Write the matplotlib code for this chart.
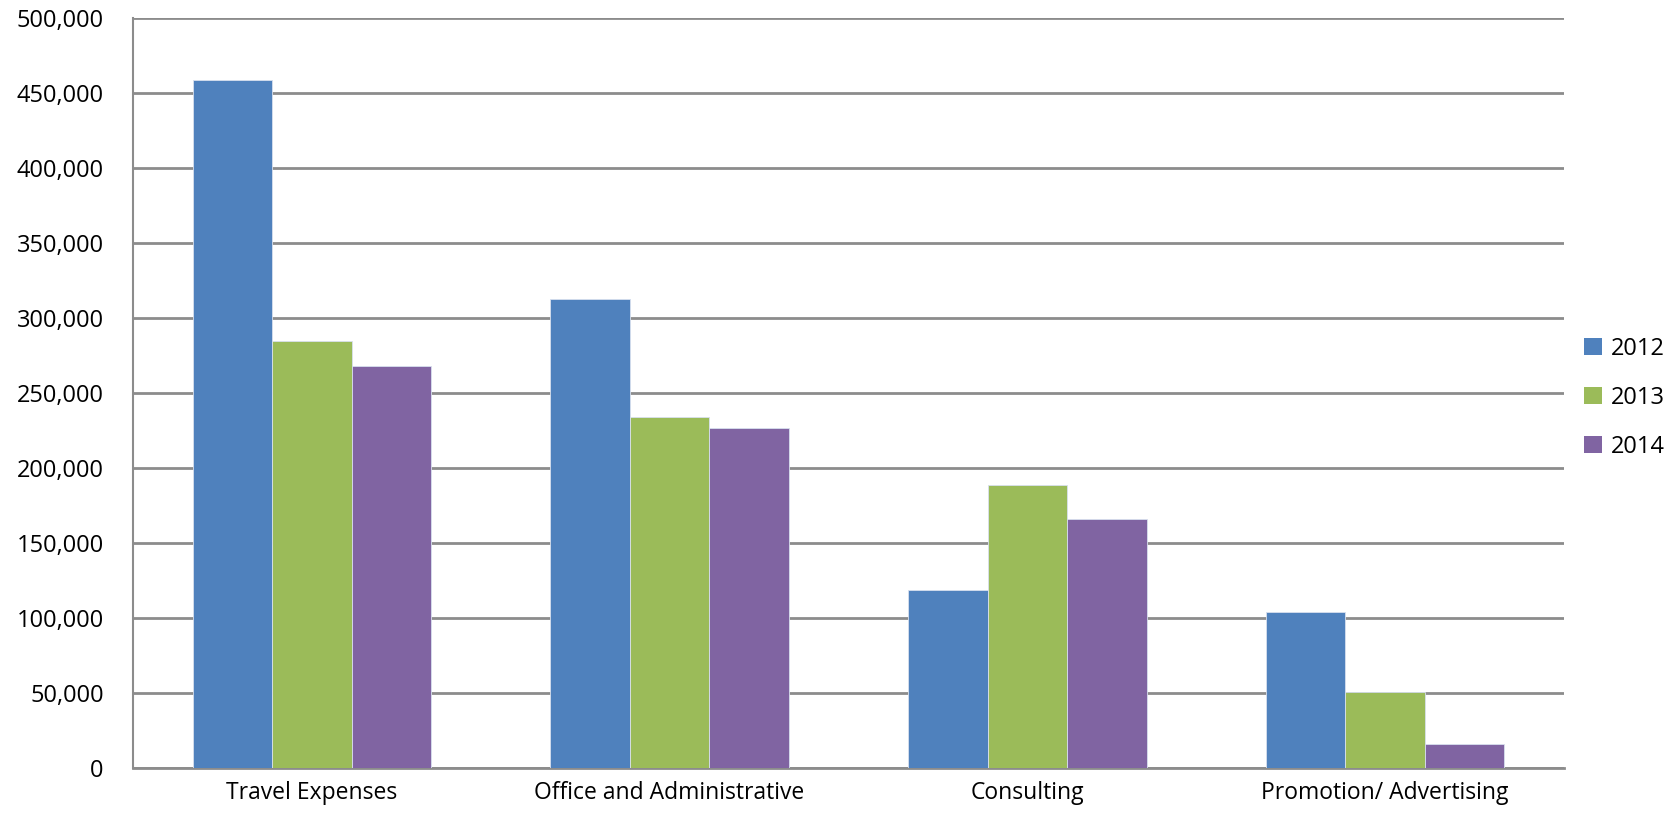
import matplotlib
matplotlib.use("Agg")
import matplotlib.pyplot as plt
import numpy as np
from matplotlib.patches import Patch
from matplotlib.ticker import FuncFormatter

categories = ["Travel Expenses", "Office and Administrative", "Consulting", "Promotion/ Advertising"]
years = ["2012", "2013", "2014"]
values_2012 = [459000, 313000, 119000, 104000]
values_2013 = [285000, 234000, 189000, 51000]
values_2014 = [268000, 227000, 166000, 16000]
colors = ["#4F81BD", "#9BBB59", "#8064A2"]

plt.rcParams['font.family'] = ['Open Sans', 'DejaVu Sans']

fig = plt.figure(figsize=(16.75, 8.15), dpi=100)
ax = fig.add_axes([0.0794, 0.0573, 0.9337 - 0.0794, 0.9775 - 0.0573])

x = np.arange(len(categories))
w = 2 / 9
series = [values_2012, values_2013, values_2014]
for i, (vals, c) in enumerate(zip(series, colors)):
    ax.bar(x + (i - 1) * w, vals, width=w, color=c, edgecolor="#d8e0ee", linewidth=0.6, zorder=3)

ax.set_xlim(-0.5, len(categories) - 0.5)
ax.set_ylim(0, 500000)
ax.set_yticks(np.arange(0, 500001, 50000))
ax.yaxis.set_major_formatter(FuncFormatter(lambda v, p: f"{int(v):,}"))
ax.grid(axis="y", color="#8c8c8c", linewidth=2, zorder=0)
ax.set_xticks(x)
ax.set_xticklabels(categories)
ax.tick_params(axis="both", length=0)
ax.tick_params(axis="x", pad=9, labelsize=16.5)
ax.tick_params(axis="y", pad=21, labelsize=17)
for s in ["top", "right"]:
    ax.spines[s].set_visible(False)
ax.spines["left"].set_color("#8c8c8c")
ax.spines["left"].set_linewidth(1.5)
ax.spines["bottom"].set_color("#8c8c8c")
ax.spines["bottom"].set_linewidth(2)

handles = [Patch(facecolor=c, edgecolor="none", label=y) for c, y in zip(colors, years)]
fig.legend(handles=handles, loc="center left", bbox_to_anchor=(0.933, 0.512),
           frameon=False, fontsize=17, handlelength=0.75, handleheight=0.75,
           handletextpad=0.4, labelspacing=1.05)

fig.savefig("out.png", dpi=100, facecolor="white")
════
**TASK:** Reproduce all of the data exactly, omitting each picture it holds.

**OUTPUT:**
Write the matplotlib code for this chart.
import matplotlib
matplotlib.use("Agg")
import matplotlib.pyplot as plt
import numpy as np
from matplotlib.patches import Patch
from matplotlib.ticker import FuncFormatter

categories = ["Travel Expenses", "Office and Administrative", "Consulting", "Promotion/ Advertising"]
years = ["2012", "2013", "2014"]
values_2012 = [459000, 313000, 119000, 104000]
values_2013 = [285000, 234000, 189000, 51000]
values_2014 = [268000, 227000, 166000, 16000]
colors = ["#4F81BD", "#9BBB59", "#8064A2"]

plt.rcParams['font.family'] = ['Open Sans', 'DejaVu Sans']

fig = plt.figure(figsize=(16.75, 8.15), dpi=100)
ax = fig.add_axes([0.0794, 0.0573, 0.9337 - 0.0794, 0.9775 - 0.0573])

x = np.arange(len(categories))
w = 2 / 9
series = [values_2012, values_2013, values_2014]
for i, (vals, c) in enumerate(zip(series, colors)):
    ax.bar(x + (i - 1) * w, vals, width=w, color=c, edgecolor="#d8e0ee", linewidth=0.6, zorder=3)

ax.set_xlim(-0.5, len(categories) - 0.5)
ax.set_ylim(0, 500000)
ax.set_yticks(np.arange(0, 500001, 50000))
ax.yaxis.set_major_formatter(FuncFormatter(lambda v, p: f"{int(v):,}"))
ax.grid(axis="y", color="#8c8c8c", linewidth=2, zorder=0)
ax.set_xticks(x)
ax.set_xticklabels(categories)
ax.tick_params(axis="both", length=0)
ax.tick_params(axis="x", pad=9, labelsize=16.5)
ax.tick_params(axis="y", pad=21, labelsize=17)
for s in ["top", "right"]:
    ax.spines[s].set_visible(False)
ax.spines["left"].set_color("#8c8c8c")
ax.spines["left"].set_linewidth(1.5)
ax.spines["bottom"].set_color("#8c8c8c")
ax.spines["bottom"].set_linewidth(2)

handles = [Patch(facecolor=c, edgecolor="none", label=y) for c, y in zip(colors, years)]
fig.legend(handles=handles, loc="center left", bbox_to_anchor=(0.933, 0.512),
           frameon=False, fontsize=17, handlelength=0.75, handleheight=0.75,
           handletextpad=0.4, labelspacing=1.05)

fig.savefig("out.png", dpi=100, facecolor="white")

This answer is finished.